Contrary to International Paper's argument, this case does not turn on the issue of a landowner's liability to invitees, licensees or trespassers who go upon his property and are injured there. (For an analysis of the landowner's duties to these persons, see Restatement of the Law Second, Torts, §§ 328-350.) As the Court of Appeals pointed out, this case involves a claim against a landowner whose land is immediately adjacent to a public way. Such a landowner may not, without incurring a duty, maintain an artificial condition so situated that persons lawfully using the public way may, by accident or some force not their own fault, fall upon and be injured by the artificial condition. Hutson v. King, 95 Ga. 271 (22 SE 615) (1894); City Council of Augusta v. Dozier, 126 Ga. 524 (55 SE 234) (1906); Nashville, Chattanooga & St. L. R. Co. v. Cook, 177 Ga. 196 (170 SE 28) (1833). If an artificial condition exists under these circumstances, the landowner owes a duty of due care to guard, cover or protect it for the safety of those on the public way. Cox v. Greenfield, 50 Ga. App. 699 (179 SE 178) (1935); Ga. Power Co. v. Murray, 57 Ga. App. 141 (194 SE 403) (1937); Restatement of the Law Second, Torts, § 368. Furthermore, the owner of land so situated must take into account the tendency of children to deviate from a public way. Restatement of the Law Second, Torts, § 369.

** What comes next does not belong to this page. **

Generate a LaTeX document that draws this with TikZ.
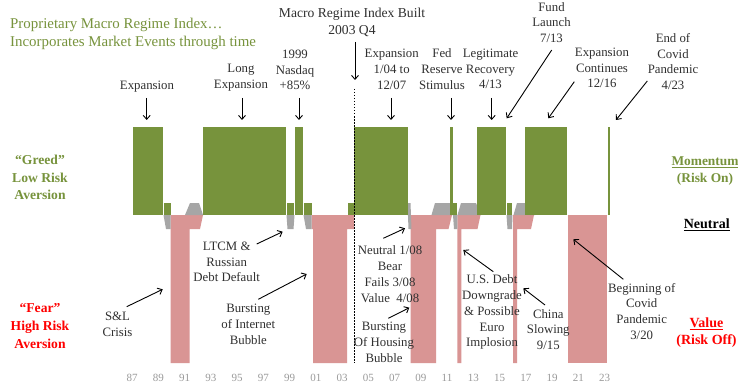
\documentclass[tikz,border=0pt]{standalone}
\usepackage{fontspec}
\setmainfont{Liberation Serif}
\usetikzlibrary{arrows.meta}
\definecolor{gbar}{HTML}{77933C}
\definecolor{pbar}{HTML}{D99594}
\definecolor{gtr}{HTML}{A6A6A6}
\definecolor{gtext}{HTML}{77933C}
\definecolor{rtext}{HTML}{FF0000}
\definecolor{txt}{HTML}{303030}
\definecolor{yrc}{HTML}{9A9A9A}
\newcommand\yT{127}
\newcommand\yS{203}
\newcommand\yN{215}
\newcommand\yG{229}
\newcommand\yB{363}
\begin{document}
\begin{tikzpicture}[x=1pt,y=-1pt,
  lbl/.style={font=\fontsize{12.8}{15.8}\selectfont, text=txt, align=center, inner sep=0pt},
  arr/.style={-{Straight Barb[length=4pt,width=7pt]}, line width=0.9pt, black},
  greenfill/.style={fill=gbar},
  pinkfill/.style={fill=pbar},
  grayfill/.style={fill=gtr},
  yrlbl/.style={font=\fontsize{11}{13}\selectfont, text=yrc, inner sep=0pt},
  side/.style={font=\bfseries\fontsize{13.6}{17.5}\selectfont, align=center, inner sep=0pt},
  rside/.style={font=\bfseries\fontsize{14}{17}\selectfont, align=center, inner sep=0pt}]
\fill[white] (0,0) rectangle (738,385);
\useasboundingbox (0,0) rectangle (738,385);

% ---------- pink (value) regions ----------
\fill[pinkfill] (170.5,\yN) -- (203,\yN) -- (200,\yG) -- (189.5,\yG) -- (189.5,\yB) -- (170.5,\yB) -- cycle;
\fill[pinkfill] (311.5,\yN) -- (354,\yN) -- (354,\yG) -- (347,\yG) -- (347,\yB) -- (313,\yB) -- (313,\yG) -- (311.5,\yG) -- cycle;
\fill[pinkfill] (410.5,\yN) -- (452,\yN) -- (448.5,\yG) -- (436,\yG) -- (436,\yB) -- (410.5,\yB) -- cycle;
\fill[pinkfill] (457.3,\yN) -- (480.5,\yN) -- (477.5,\yG) -- (461.3,\yG) -- (461.3,\yB) -- (457.3,\yB) -- cycle;
\fill[pinkfill] (513,\yN) -- (534,\yN) -- (531,\yG) -- (517,\yG) -- (517,\yB) -- (513,\yB) -- cycle;
\fill[pinkfill] (567.5,\yN) rectangle (607,\yB);

% ---------- gray (transition) regions ----------
\fill[grayfill] (163.5,\yN) -- (170.5,\yN) -- (170.5,\yG) -- (166,\yG) -- cycle;
\fill[grayfill] (185,\yN) -- (190,\yS) -- (199,\yS) -- (203,\yN) -- cycle;
\fill[grayfill] (286.5,\yN) -- (294.5,\yN) -- (293.5,\yG) -- (287.5,\yG) -- cycle;
\fill[grayfill] (303.5,\yN) -- (311.5,\yN) -- (311.5,\yG) -- (306,\yG) -- cycle;
\fill[grayfill] (407.5,\yS) -- (410.5,\yS) -- (411.5,\yG) -- (408.5,\yG) -- cycle;
\fill[grayfill] (431.5,\yN) -- (435,\yS) -- (450,\yS) -- (453,\yN) -- cycle;
\fill[grayfill] (453,\yN) -- (457.3,\yN) -- (457.3,\yG) -- (454,\yG) -- cycle;
\fill[grayfill] (457.5,\yN) -- (461,\yS) -- (476,\yS) -- (481,\yN) -- cycle;
\fill[grayfill] (506.5,\yN) -- (512.5,\yN) -- (512,\yG) -- (507.5,\yG) -- cycle;
\fill[grayfill] (513.5,\yN) -- (517,\yS) -- (531,\yS) -- (535,\yN) -- cycle;

% ---------- green (momentum) regions ----------
\fill[greenfill] (132.5,\yT) rectangle (163,\yN);
\fill[greenfill] (163.5,\yS) rectangle (170.5,\yN);
\fill[greenfill] (202.5,\yT) rectangle (286,\yN);
\fill[greenfill] (286.8,\yS) rectangle (294.3,\yN);
\fill[greenfill] (295,\yT) rectangle (302.7,\yN);
\fill[greenfill] (303.5,\yS) rectangle (311.5,\yN);
\fill[greenfill] (347.5,\yS) rectangle (353.5,\yN);
\fill[greenfill] (354,\yT) rectangle (407.5,\yN);
\fill[greenfill] (450,\yT) rectangle (452.5,\yN);
\fill[greenfill] (452.5,\yS) rectangle (456.5,\yN);
\fill[greenfill] (477,\yT) rectangle (505.5,\yN);
\fill[greenfill] (506.5,\yS) rectangle (511.5,\yN);
\fill[greenfill] (524.5,\yT) rectangle (567,\yN);
\fill[greenfill] (607.5,\yT) rectangle (610,\yN);

% ---------- dotted index line ----------
\coordinate (dotTop) at (354.5,89);
\coordinate (dotBot) at (354.5,\yB);
\draw[black, line width=1.5pt, dash pattern=on 1.5pt off 1.5pt] (dotTop) -- (dotBot);

% ---------- titles ----------
\node[anchor=west, align=left, font=\fontsize{14.9}{18.5}\selectfont, text=gtext, inner sep=0pt] (title) at (10,34)
  {Proprietary Macro Regime Index…\\Incorporates Market Events through time};
\node[lbl, font=\fontsize{13.6}{17}\selectfont] (built) at (352,22.5) {Macro Regime Index Built\\2003 Q4};

% ---------- top labels ----------
\node[lbl] (exp87) at (147,87) {Expansion};
\node[lbl] (longexp) at (241,78) {Long\\Expansion};
\node[lbl] (nasdaq) at (295,70) {1999\\Nasdaq\\+85\%};
\node[lbl] (exp04) at (391.7,69.5) {Expansion\\1/04 to\\12/07};
\node[lbl] (fed) at (442,69) {Fed\\Reserve\\Stimulus};
\node[lbl] (legit) at (490.5,69) {Legitimate\\Recovery\\4/13};
\node[lbl] (fund) at (551.5,22.5) {Fund\\Launch\\7/13};
\node[lbl] (expcont) at (602,68) {Expansion\\Continues\\12/16};
\node[lbl] (endcovid) at (673,61.5) {End of\\Covid\\Pandemic\\4/23};

% ---------- bottom labels ----------
\node[lbl] (ltcm) at (226.7,262) {LTCM \&\\Russian\\Debt Default};
\node[lbl] (snl) at (117.5,324) {S\&L\\Crisis};
\node[lbl] (internet) at (248.3,324.5) {Bursting\\of Internet\\Bubble};
\node[lbl] (neutral08) at (390,274.3) {Neutral 1/08\\Bear\\Fails 3/08\\Value\ \ 4/08};
\node[lbl] (housing) at (384,342.5) {Bursting\\Of Housing\\Bubble};
\node[lbl] (usdebt) at (492,312.3) {U.S. Debt\\Downgrade\\\& Possible\\Euro\\Implosion};
\node[lbl] (china) at (548.3,329.5) {China\\Slowing\\9/15};
\node[lbl] (begcovid) at (641.7,311.3) {Beginning of\\Covid\\Pandemic\\3/20};

% ---------- side labels ----------
\node[side, text=gtext] (greed) at (40,177.5) {“Greed”\\Low Risk\\Aversion};
\node[side, text=rtext, font=\bfseries\fontsize{13.6}{18}\selectfont] (fear) at (40,326) {“Fear”\\High Risk\\Aversion};
\node[rside, text=gtext, font=\bfseries\fontsize{13.4}{17}\selectfont] (mom) at (705,171.5) {\underline{Momentum}\\(Risk On)};
\node[rside, text=black] (neut) at (706.7,225) {\underline{Neutral}};
\node[rside, text=rtext] (val) at (706.5,332.3) {\underline{Value}\\(Risk Off)};

% ---------- year axis ----------
\foreach \yr [count=\i from 0] in {87,89,91,93,95,97,99,01,03,05,07,09,11,13,15,17,19,21,23}
  \node[yrlbl] (yr\i) at (132+26.25*\i,378) {\yr};

% ---------- arrows ----------
\coordinate (aBuiltT) at (355,42);   \coordinate (aBuiltH) at (355,80);
\coordinate (aE87T) at (146.7,98);   \coordinate (aE87H) at (146.7,120);
\coordinate (aLongT) at (242,98);    \coordinate (aLongH) at (242,120);
\coordinate (aNasT) at (299,98);     \coordinate (aNasH) at (299,120);
\coordinate (aE04T) at (391,98);     \coordinate (aE04H) at (391,120);
\coordinate (aFedT) at (451,98);     \coordinate (aFedH) at (451,120);
\coordinate (aLegT) at (491.7,98);   \coordinate (aLegH) at (491.7,120);
\coordinate (aFundT) at (551.7,50);  \coordinate (aFundH) at (506.7,118.3);
\coordinate (aContT) at (574.3,81.7);\coordinate (aContH) at (548.3,118.3);
\coordinate (aEndT) at (647.3,81);   \coordinate (aEndH) at (616,120);
\coordinate (aLtcmT) at (256.7,244); \coordinate (aLtcmH) at (282.7,231.7);
\coordinate (aSnlT) at (126.7,306.7);\coordinate (aSnlH) at (162.7,289.3);
\coordinate (aIntT) at (258.3,299.3);\coordinate (aIntH) at (306.7,274);
\coordinate (aN08T) at (383.3,238.3);\coordinate (aN08H) at (405,228.3);
\coordinate (aHouT) at (388.3,318.3);\coordinate (aHouH) at (409.3,307.7);
\coordinate (aUsdT) at (493.3,271.7);\coordinate (aUsdH) at (463.3,250);
\coordinate (aChT) at (545,305);     \coordinate (aChH) at (523.3,288.3);
\coordinate (aBegT) at (623.3,279.3);\coordinate (aBegH) at (573.3,239.3);

\foreach \a in {Built,E87,Long,Nas,E04,Fed,Leg,Fund,Cont,End,Ltcm,Snl,Int,N08,Hou,Usd,Ch,Beg}
  \draw[arr] (a\a T) -- (a\a H);
\end{tikzpicture}
\end{document}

Where the alleged artificial condition is a steel rod driven into the ground with some two inches protruding above ground, a jury must decide if it involves an unreasonable risk to persons situated such as the plaintiff, and whether defendant realized or should have realized that it involved such an unreasonable risk. Restatement of the Law Second, Torts, §§ 368, 369. Therefore, the Court of Appeals was correct in affirming the denial of International Paper's motion for summary judgment.

Judgment affirmed. All the Justices concur, except Marshall, C. J., Clarke, P. J., and Weltner, J., who dissent.

CLARKE, Presiding Justice, dissenting.

Although the majority correctly states the law with respect to the maintenance of a dangerous instrumentality adjacent to a public way, I must respectfully dissent because I do not believe the facts in this case authorize the conclusion reached. The result of the majority depends upon the holding that an ordinary iron pin placed in an ordinary *56 manner to mark a property corner constitutes a dangerous nuisance. I would not so hold.

Cases relied upon involve an open cellar adjacent to a sidewalk, a ravine converted into a reservoir adjacent to a public road without fence or guardrail, and an excavation adjacent to a public way. Hutson v. King, 95 Ga. 271 (22 SE 615) (1894); City Council of Augusta v. Dozier, 126 Ga. 524 (55 SE 234) (1906); Nashville, Chattanooga & St. L. R. Co. v. Cook, 177 Ga. 196 (170 SE 28) (1833).

Careful reading of these three cases leads one to the conclusion that the act complained of must be more than the installation and maintenance of a surveyor's pin. The phrase used in Hutson is not "dangerous instrumentality," but rather "dangerous nuisance." This is not contradicted in either Dozier or Cook.

All three of the cases clearly infer that in order to be a dangerous nuisance the condition must possess some characteristic of inherent danger. Hutson announces the following rule: "Whatever may be the duty of an owner of premises with reference to persons who unlawfully intrude thereon, such owner has no right to maintain upon his premises any dangerous nuisance which might imperil the lives of those persons who from lawful necessity or convenience might pass along, and by accident or some superior force, and without fault upon their own part, fall or be thrown from the sidewalk or from a public thoroughfare into such excavation. A man must so guard his premises situated immediately adjacent to a public highway, as that one who of necessity deviates slightly therefrom may not be injured." Hutson v. King, supra at 276. Dozier states the rule thusly: "An owner of land abutting upon a highway is liable to travelers for injuries resulting from the maintenance of those things upon his property which are likely to render travel upon the highway unsafe." City Council of Augusta v. Dozier, supra at 526. Cook states the rule in the same language. I do not feel that a surveyor's iron pin falls in the same category with those conditions.

The record in this case indicates the iron pin in question to have been a steel reinforcing rod and to have protruded above the ground a distance of approximately two inches. There is no evidence of any remarkable characteristics. Iron pins are a common and useful means of identifying property corners and they and other similar monuments serve a useful purpose. The installation and maintenance of permanent monuments identifying land corners even preserves the good order of society itself. From earliest times the law not only authorized but protected landmarks. Interference with landmarks of another was a violation of the Mosaic law. See Deuteronomy 19:14; 27:17; Job 24:2; Proverbs 22:28, 23:10. Being a protected instrument, an iron pin cannot be compared with an unguarded waterfilled ravine, an excavation, or an open cellar adjacent to a sidewalk. It does not amount to a nuisance *57 and is not inherently dangerous. To hold otherwise will deter the important practice of clearly marking landlines.

I am authorized to state that Chief Justice Marshall and Justice Weltner join in this dissent.